▶ Exercise objective
Word for word, transcribe the lines below and drop the pictures.

▶ Given material
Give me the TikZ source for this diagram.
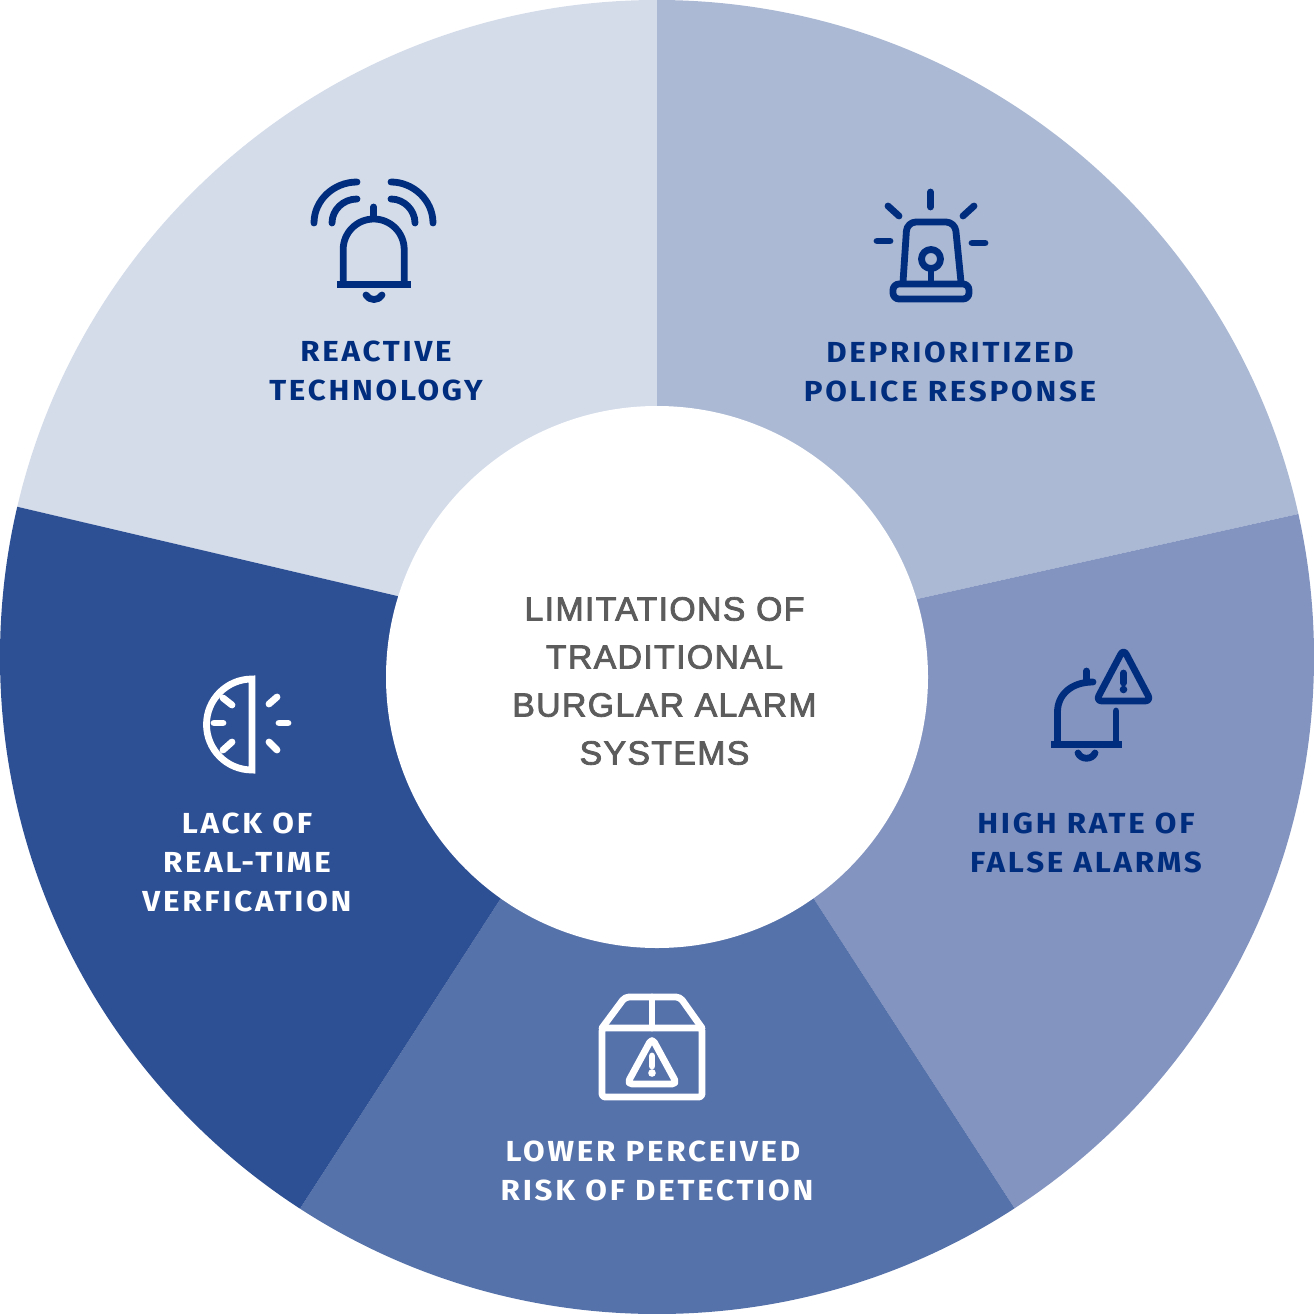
\documentclass[tikz,border=0pt]{standalone}
\usepackage{fontspec}
\setmainfont{Fira Sans}
\newfontfamily\lblbold[LetterSpace=9.5,FakeStretch=1.08]{Fira Sans Bold}
\newfontfamily\ctrfont[LetterSpace=4,FakeBold=2.4,FakeStretch=1.01]{Liberation Sans}
\definecolor{segA}{HTML}{ABB9D4}
\definecolor{segB}{HTML}{8394C0}
\definecolor{segC}{HTML}{5672AA}
\definecolor{segD}{HTML}{2D4F94}
\definecolor{segE}{HTML}{D4DCEA}
\definecolor{ink}{HTML}{012D7E}
\definecolor{ctrgray}{HTML}{5C5C5C}
\tikzset{
  lbl/.style={align=center,inner sep=0pt,font=\lblbold\fontsize{29}{39}\selectfont},
  ctr/.style={circle,fill=white,minimum size=542pt,inner sep=0pt},
  ico/.style={line width=6.8pt,line cap=round,line join=round},
  icosq/.style={line width=7pt,line cap=butt,line join=round},
}
\begin{document}
\begin{tikzpicture}[x=1pt,y=-1pt]
\useasboundingbox (0,0) rectangle (1314,1314);
\coordinate (o) at (657,657);
\begin{scope}
\clip (o) circle[radius=657pt];
\fill[segE] (o) -- (657,-20) -- (-20,-20) -- (-20,498) -- cycle;
\fill[segA] (o) -- (657,-20) -- (1334,-20) -- (1334,506) -- cycle;
\fill[segB] (o) -- (1334,506) -- (1334,1334) -- (1100,1340) -- cycle;
\fill[segC] (o) -- (1100,1340) -- (215,1340) -- cycle;
\fill[segD] (o) -- (215,1340) -- (-20,1334) -- (-20,498) -- cycle;
\end{scope}
\node[ctr] (hub) at (657,677) {};
\node[align=center,inner sep=0pt,text=ctrgray,font=\ctrfont\fontsize{33.5}{48}\selectfont] (hubtext) at (664.5,681) {LIMITATIONS OF\\TRADITIONAL\\BURGLAR ALARM\\SYSTEMS};

% Reactive technology icon
\begin{scope}[ink,ico]
\draw (343.2,284) -- (343.2,249.5) arc[start angle=180,end angle=0,radius=30.5pt] -- (404.2,284);
\draw (373.7,207) -- (373.7,217);
\draw[icosq] (337,284.5) -- (411,284.5);
\draw (366,295) .. controls (369,301) and (379,301) .. (382,295);
\draw (314,223) .. controls (314,200) and (334,182) .. (357,182);
\draw (332,223) .. controls (332,210) and (343,199) .. (357,199);
\draw (433,223) .. controls (433,200) and (413,182) .. (391,182);
\draw (415,223) .. controls (415,210) and (404,199) .. (391,199);
\end{scope}
\node[lbl,text=ink] (reactive) at (376,371) {REACTIVE\\TECHNOLOGY};

% Police light icon
\begin{scope}[ink,ico]
\draw (930.5,192) -- (930.5,207);
\draw (888,206) -- (899,216);
\draw (974,206) -- (963,216);
\draw (877,241) -- (890,241);
\draw (972,243) -- (985,243);
\draw[rounded corners=9pt] (903,282) -- (907,222) -- (955,222) -- (961,282);
\draw (931,259) circle[radius=9.5pt];
\draw (931,270) -- (931,282);
\draw[rounded corners=6pt] (893,284) rectangle (969,299);
\end{scope}
\node[lbl,text=ink] (police) at (950,372) {DEPRIORITIZED\\POLICE RESPONSE};

% False alarm icon
\begin{scope}[ink,ico]
\draw (1057.5,744) -- (1057.5,712) .. controls (1057.5,695) and (1071,682) .. (1093,682);
\draw (1086.5,671) -- (1086.5,680);
\draw (1116,711) -- (1116,744);
\draw[icosq] (1051,744.5) -- (1122,744.5);
\draw (1078,753) .. controls (1081,760) and (1092,760) .. (1095,753);
\draw[rounded corners=6pt] (1123.5,649) -- (1151,701) -- (1096,701) -- cycle;
\draw (1123.5,673) -- (1123.5,683);
\fill (1123.5,689.5) circle[radius=3.8pt];
\end{scope}
\node[lbl,text=ink] (falsealarm) at (1086,843) {HIGH RATE OF\\FALSE ALARMS};

% Box icon
\begin{scope}[white,ico]
\draw[rounded corners=3pt] (602,1028) rectangle (702,1097);
\draw[rounded corners=4pt] (602,1028) -- (625,997) -- (680,997) -- (702,1028);
\draw (652,997) -- (652,1028);
\draw[rounded corners=5pt] (652,1038) -- (677,1084) -- (627,1084) -- cycle;
\draw (652,1056) -- (652,1066);
\fill (652,1073) circle[radius=3.8pt];
\end{scope}
\node[lbl,text=white] (lowerrisk) at (657,1171) {LOWER PERCEIVED\hspace*{8pt}\\RISK OF DETECTION};

% Half clock icon
\begin{scope}[white,ico]
\draw[line cap=butt,line join=miter] (252,679) arc[start angle=90,end angle=270,radius=45.5pt] -- cycle;
\draw (223,698) -- (232,705);
\draw (214,723) -- (223,723);
\draw (223,750) -- (232,742);
\draw (269,704) -- (277,697);
\draw (279,723) -- (288,723);
\draw (269,742) -- (277,750);
\end{scope}
\node[lbl,text=white] (lackverif) at (247,862) {LACK OF\\REAL-TIME\\VERFICATION};
\end{tikzpicture}
\end{document}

▶ Expected answer
Give me the TikZ source for this diagram.
\documentclass[tikz,border=0pt]{standalone}
\usepackage{fontspec}
\setmainfont{Fira Sans}
\newfontfamily\lblbold[LetterSpace=9.5,FakeStretch=1.08]{Fira Sans Bold}
\newfontfamily\ctrfont[LetterSpace=4,FakeBold=2.4,FakeStretch=1.01]{Liberation Sans}
\definecolor{segA}{HTML}{ABB9D4}
\definecolor{segB}{HTML}{8394C0}
\definecolor{segC}{HTML}{5672AA}
\definecolor{segD}{HTML}{2D4F94}
\definecolor{segE}{HTML}{D4DCEA}
\definecolor{ink}{HTML}{012D7E}
\definecolor{ctrgray}{HTML}{5C5C5C}
\tikzset{
  lbl/.style={align=center,inner sep=0pt,font=\lblbold\fontsize{29}{39}\selectfont},
  ctr/.style={circle,fill=white,minimum size=542pt,inner sep=0pt},
  ico/.style={line width=6.8pt,line cap=round,line join=round},
  icosq/.style={line width=7pt,line cap=butt,line join=round},
}
\begin{document}
\begin{tikzpicture}[x=1pt,y=-1pt]
\useasboundingbox (0,0) rectangle (1314,1314);
\coordinate (o) at (657,657);
\begin{scope}
\clip (o) circle[radius=657pt];
\fill[segE] (o) -- (657,-20) -- (-20,-20) -- (-20,498) -- cycle;
\fill[segA] (o) -- (657,-20) -- (1334,-20) -- (1334,506) -- cycle;
\fill[segB] (o) -- (1334,506) -- (1334,1334) -- (1100,1340) -- cycle;
\fill[segC] (o) -- (1100,1340) -- (215,1340) -- cycle;
\fill[segD] (o) -- (215,1340) -- (-20,1334) -- (-20,498) -- cycle;
\end{scope}
\node[ctr] (hub) at (657,677) {};
\node[align=center,inner sep=0pt,text=ctrgray,font=\ctrfont\fontsize{33.5}{48}\selectfont] (hubtext) at (664.5,681) {LIMITATIONS OF\\TRADITIONAL\\BURGLAR ALARM\\SYSTEMS};

% Reactive technology icon
\begin{scope}[ink,ico]
\draw (343.2,284) -- (343.2,249.5) arc[start angle=180,end angle=0,radius=30.5pt] -- (404.2,284);
\draw (373.7,207) -- (373.7,217);
\draw[icosq] (337,284.5) -- (411,284.5);
\draw (366,295) .. controls (369,301) and (379,301) .. (382,295);
\draw (314,223) .. controls (314,200) and (334,182) .. (357,182);
\draw (332,223) .. controls (332,210) and (343,199) .. (357,199);
\draw (433,223) .. controls (433,200) and (413,182) .. (391,182);
\draw (415,223) .. controls (415,210) and (404,199) .. (391,199);
\end{scope}
\node[lbl,text=ink] (reactive) at (376,371) {REACTIVE\\TECHNOLOGY};

% Police light icon
\begin{scope}[ink,ico]
\draw (930.5,192) -- (930.5,207);
\draw (888,206) -- (899,216);
\draw (974,206) -- (963,216);
\draw (877,241) -- (890,241);
\draw (972,243) -- (985,243);
\draw[rounded corners=9pt] (903,282) -- (907,222) -- (955,222) -- (961,282);
\draw (931,259) circle[radius=9.5pt];
\draw (931,270) -- (931,282);
\draw[rounded corners=6pt] (893,284) rectangle (969,299);
\end{scope}
\node[lbl,text=ink] (police) at (950,372) {DEPRIORITIZED\\POLICE RESPONSE};

% False alarm icon
\begin{scope}[ink,ico]
\draw (1057.5,744) -- (1057.5,712) .. controls (1057.5,695) and (1071,682) .. (1093,682);
\draw (1086.5,671) -- (1086.5,680);
\draw (1116,711) -- (1116,744);
\draw[icosq] (1051,744.5) -- (1122,744.5);
\draw (1078,753) .. controls (1081,760) and (1092,760) .. (1095,753);
\draw[rounded corners=6pt] (1123.5,649) -- (1151,701) -- (1096,701) -- cycle;
\draw (1123.5,673) -- (1123.5,683);
\fill (1123.5,689.5) circle[radius=3.8pt];
\end{scope}
\node[lbl,text=ink] (falsealarm) at (1086,843) {HIGH RATE OF\\FALSE ALARMS};

% Box icon
\begin{scope}[white,ico]
\draw[rounded corners=3pt] (602,1028) rectangle (702,1097);
\draw[rounded corners=4pt] (602,1028) -- (625,997) -- (680,997) -- (702,1028);
\draw (652,997) -- (652,1028);
\draw[rounded corners=5pt] (652,1038) -- (677,1084) -- (627,1084) -- cycle;
\draw (652,1056) -- (652,1066);
\fill (652,1073) circle[radius=3.8pt];
\end{scope}
\node[lbl,text=white] (lowerrisk) at (657,1171) {LOWER PERCEIVED\hspace*{8pt}\\RISK OF DETECTION};

% Half clock icon
\begin{scope}[white,ico]
\draw[line cap=butt,line join=miter] (252,679) arc[start angle=90,end angle=270,radius=45.5pt] -- cycle;
\draw (223,698) -- (232,705);
\draw (214,723) -- (223,723);
\draw (223,750) -- (232,742);
\draw (269,704) -- (277,697);
\draw (279,723) -- (288,723);
\draw (269,742) -- (277,750);
\end{scope}
\node[lbl,text=white] (lackverif) at (247,862) {LACK OF\\REAL-TIME\\VERFICATION};
\end{tikzpicture}
\end{document}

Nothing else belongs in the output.